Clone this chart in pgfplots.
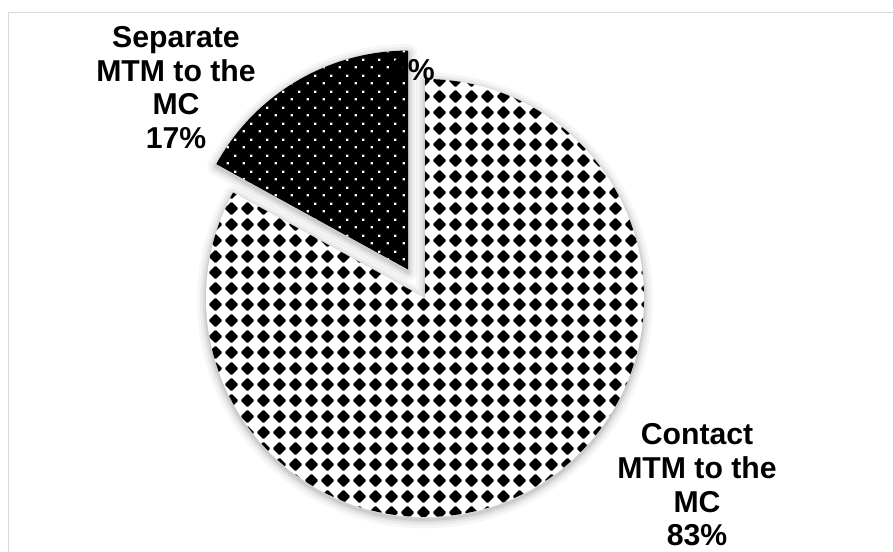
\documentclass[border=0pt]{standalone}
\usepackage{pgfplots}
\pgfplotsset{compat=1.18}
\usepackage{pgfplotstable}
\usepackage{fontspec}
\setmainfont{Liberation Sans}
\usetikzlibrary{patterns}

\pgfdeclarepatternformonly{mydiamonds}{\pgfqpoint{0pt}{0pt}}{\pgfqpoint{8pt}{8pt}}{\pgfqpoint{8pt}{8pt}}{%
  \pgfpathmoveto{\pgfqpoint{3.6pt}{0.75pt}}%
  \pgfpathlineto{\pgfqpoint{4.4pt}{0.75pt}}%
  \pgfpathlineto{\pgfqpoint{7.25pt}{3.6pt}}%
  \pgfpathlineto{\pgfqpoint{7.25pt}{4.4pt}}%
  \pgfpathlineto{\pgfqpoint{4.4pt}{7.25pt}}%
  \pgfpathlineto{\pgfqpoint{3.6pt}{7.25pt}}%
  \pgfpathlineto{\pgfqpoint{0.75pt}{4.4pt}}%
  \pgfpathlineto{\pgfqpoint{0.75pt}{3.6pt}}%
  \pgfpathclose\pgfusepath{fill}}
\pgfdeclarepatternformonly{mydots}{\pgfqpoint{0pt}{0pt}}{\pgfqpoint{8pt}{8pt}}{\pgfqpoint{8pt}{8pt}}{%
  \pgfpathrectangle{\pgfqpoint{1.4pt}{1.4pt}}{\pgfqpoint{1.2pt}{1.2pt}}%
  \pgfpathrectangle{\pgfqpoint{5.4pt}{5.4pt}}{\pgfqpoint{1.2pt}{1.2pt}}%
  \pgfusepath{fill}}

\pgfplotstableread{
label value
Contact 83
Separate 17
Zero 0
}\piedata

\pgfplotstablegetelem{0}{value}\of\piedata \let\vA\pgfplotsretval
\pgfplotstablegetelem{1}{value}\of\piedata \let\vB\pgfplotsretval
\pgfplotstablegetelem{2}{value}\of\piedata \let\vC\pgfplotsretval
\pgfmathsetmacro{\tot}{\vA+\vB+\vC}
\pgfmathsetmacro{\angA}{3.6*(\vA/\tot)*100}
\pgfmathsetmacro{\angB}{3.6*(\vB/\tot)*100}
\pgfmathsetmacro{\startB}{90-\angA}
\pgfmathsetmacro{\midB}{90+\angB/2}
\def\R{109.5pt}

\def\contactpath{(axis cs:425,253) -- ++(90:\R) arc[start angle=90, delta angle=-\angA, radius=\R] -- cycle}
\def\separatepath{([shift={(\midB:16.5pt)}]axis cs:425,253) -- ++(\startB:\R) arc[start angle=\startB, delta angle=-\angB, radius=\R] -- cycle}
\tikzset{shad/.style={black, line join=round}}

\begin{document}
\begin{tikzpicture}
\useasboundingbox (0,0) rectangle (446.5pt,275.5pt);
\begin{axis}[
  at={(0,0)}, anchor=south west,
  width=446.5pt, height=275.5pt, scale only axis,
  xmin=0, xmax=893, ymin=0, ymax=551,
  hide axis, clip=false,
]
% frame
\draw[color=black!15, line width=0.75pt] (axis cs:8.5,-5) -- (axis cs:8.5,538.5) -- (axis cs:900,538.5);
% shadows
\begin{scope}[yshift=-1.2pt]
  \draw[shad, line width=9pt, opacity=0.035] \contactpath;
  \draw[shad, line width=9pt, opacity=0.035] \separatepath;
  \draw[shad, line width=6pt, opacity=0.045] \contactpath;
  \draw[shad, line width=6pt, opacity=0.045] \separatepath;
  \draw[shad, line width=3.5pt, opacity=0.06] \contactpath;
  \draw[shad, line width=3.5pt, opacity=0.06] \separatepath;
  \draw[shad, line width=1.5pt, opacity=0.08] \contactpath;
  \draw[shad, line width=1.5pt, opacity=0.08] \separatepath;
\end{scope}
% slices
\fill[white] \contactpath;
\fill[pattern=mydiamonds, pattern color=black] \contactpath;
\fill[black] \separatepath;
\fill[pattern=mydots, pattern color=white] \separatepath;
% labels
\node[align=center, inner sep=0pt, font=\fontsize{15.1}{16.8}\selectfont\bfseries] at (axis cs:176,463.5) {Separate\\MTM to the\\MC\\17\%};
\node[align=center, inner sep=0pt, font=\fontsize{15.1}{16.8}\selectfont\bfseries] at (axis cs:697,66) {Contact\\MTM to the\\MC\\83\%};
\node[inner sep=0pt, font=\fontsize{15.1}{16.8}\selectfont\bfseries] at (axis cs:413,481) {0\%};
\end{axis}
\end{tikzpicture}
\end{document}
★ ★ ★ ★ ★
=== EXERCISE BRIEF ===
Except for the pictures, copy the material above exactly.

=== REPLY ===
Clone this chart in pgfplots.
\documentclass[border=0pt]{standalone}
\usepackage{pgfplots}
\pgfplotsset{compat=1.18}
\usepackage{pgfplotstable}
\usepackage{fontspec}
\setmainfont{Liberation Sans}
\usetikzlibrary{patterns}

\pgfdeclarepatternformonly{mydiamonds}{\pgfqpoint{0pt}{0pt}}{\pgfqpoint{8pt}{8pt}}{\pgfqpoint{8pt}{8pt}}{%
  \pgfpathmoveto{\pgfqpoint{3.6pt}{0.75pt}}%
  \pgfpathlineto{\pgfqpoint{4.4pt}{0.75pt}}%
  \pgfpathlineto{\pgfqpoint{7.25pt}{3.6pt}}%
  \pgfpathlineto{\pgfqpoint{7.25pt}{4.4pt}}%
  \pgfpathlineto{\pgfqpoint{4.4pt}{7.25pt}}%
  \pgfpathlineto{\pgfqpoint{3.6pt}{7.25pt}}%
  \pgfpathlineto{\pgfqpoint{0.75pt}{4.4pt}}%
  \pgfpathlineto{\pgfqpoint{0.75pt}{3.6pt}}%
  \pgfpathclose\pgfusepath{fill}}
\pgfdeclarepatternformonly{mydots}{\pgfqpoint{0pt}{0pt}}{\pgfqpoint{8pt}{8pt}}{\pgfqpoint{8pt}{8pt}}{%
  \pgfpathrectangle{\pgfqpoint{1.4pt}{1.4pt}}{\pgfqpoint{1.2pt}{1.2pt}}%
  \pgfpathrectangle{\pgfqpoint{5.4pt}{5.4pt}}{\pgfqpoint{1.2pt}{1.2pt}}%
  \pgfusepath{fill}}

\pgfplotstableread{
label value
Contact 83
Separate 17
Zero 0
}\piedata

\pgfplotstablegetelem{0}{value}\of\piedata \let\vA\pgfplotsretval
\pgfplotstablegetelem{1}{value}\of\piedata \let\vB\pgfplotsretval
\pgfplotstablegetelem{2}{value}\of\piedata \let\vC\pgfplotsretval
\pgfmathsetmacro{\tot}{\vA+\vB+\vC}
\pgfmathsetmacro{\angA}{3.6*(\vA/\tot)*100}
\pgfmathsetmacro{\angB}{3.6*(\vB/\tot)*100}
\pgfmathsetmacro{\startB}{90-\angA}
\pgfmathsetmacro{\midB}{90+\angB/2}
\def\R{109.5pt}

\def\contactpath{(axis cs:425,253) -- ++(90:\R) arc[start angle=90, delta angle=-\angA, radius=\R] -- cycle}
\def\separatepath{([shift={(\midB:16.5pt)}]axis cs:425,253) -- ++(\startB:\R) arc[start angle=\startB, delta angle=-\angB, radius=\R] -- cycle}
\tikzset{shad/.style={black, line join=round}}

\begin{document}
\begin{tikzpicture}
\useasboundingbox (0,0) rectangle (446.5pt,275.5pt);
\begin{axis}[
  at={(0,0)}, anchor=south west,
  width=446.5pt, height=275.5pt, scale only axis,
  xmin=0, xmax=893, ymin=0, ymax=551,
  hide axis, clip=false,
]
% frame
\draw[color=black!15, line width=0.75pt] (axis cs:8.5,-5) -- (axis cs:8.5,538.5) -- (axis cs:900,538.5);
% shadows
\begin{scope}[yshift=-1.2pt]
  \draw[shad, line width=9pt, opacity=0.035] \contactpath;
  \draw[shad, line width=9pt, opacity=0.035] \separatepath;
  \draw[shad, line width=6pt, opacity=0.045] \contactpath;
  \draw[shad, line width=6pt, opacity=0.045] \separatepath;
  \draw[shad, line width=3.5pt, opacity=0.06] \contactpath;
  \draw[shad, line width=3.5pt, opacity=0.06] \separatepath;
  \draw[shad, line width=1.5pt, opacity=0.08] \contactpath;
  \draw[shad, line width=1.5pt, opacity=0.08] \separatepath;
\end{scope}
% slices
\fill[white] \contactpath;
\fill[pattern=mydiamonds, pattern color=black] \contactpath;
\fill[black] \separatepath;
\fill[pattern=mydots, pattern color=white] \separatepath;
% labels
\node[align=center, inner sep=0pt, font=\fontsize{15.1}{16.8}\selectfont\bfseries] at (axis cs:176,463.5) {Separate\\MTM to the\\MC\\17\%};
\node[align=center, inner sep=0pt, font=\fontsize{15.1}{16.8}\selectfont\bfseries] at (axis cs:697,66) {Contact\\MTM to the\\MC\\83\%};
\node[inner sep=0pt, font=\fontsize{15.1}{16.8}\selectfont\bfseries] at (axis cs:413,481) {0\%};
\end{axis}
\end{tikzpicture}
\end{document}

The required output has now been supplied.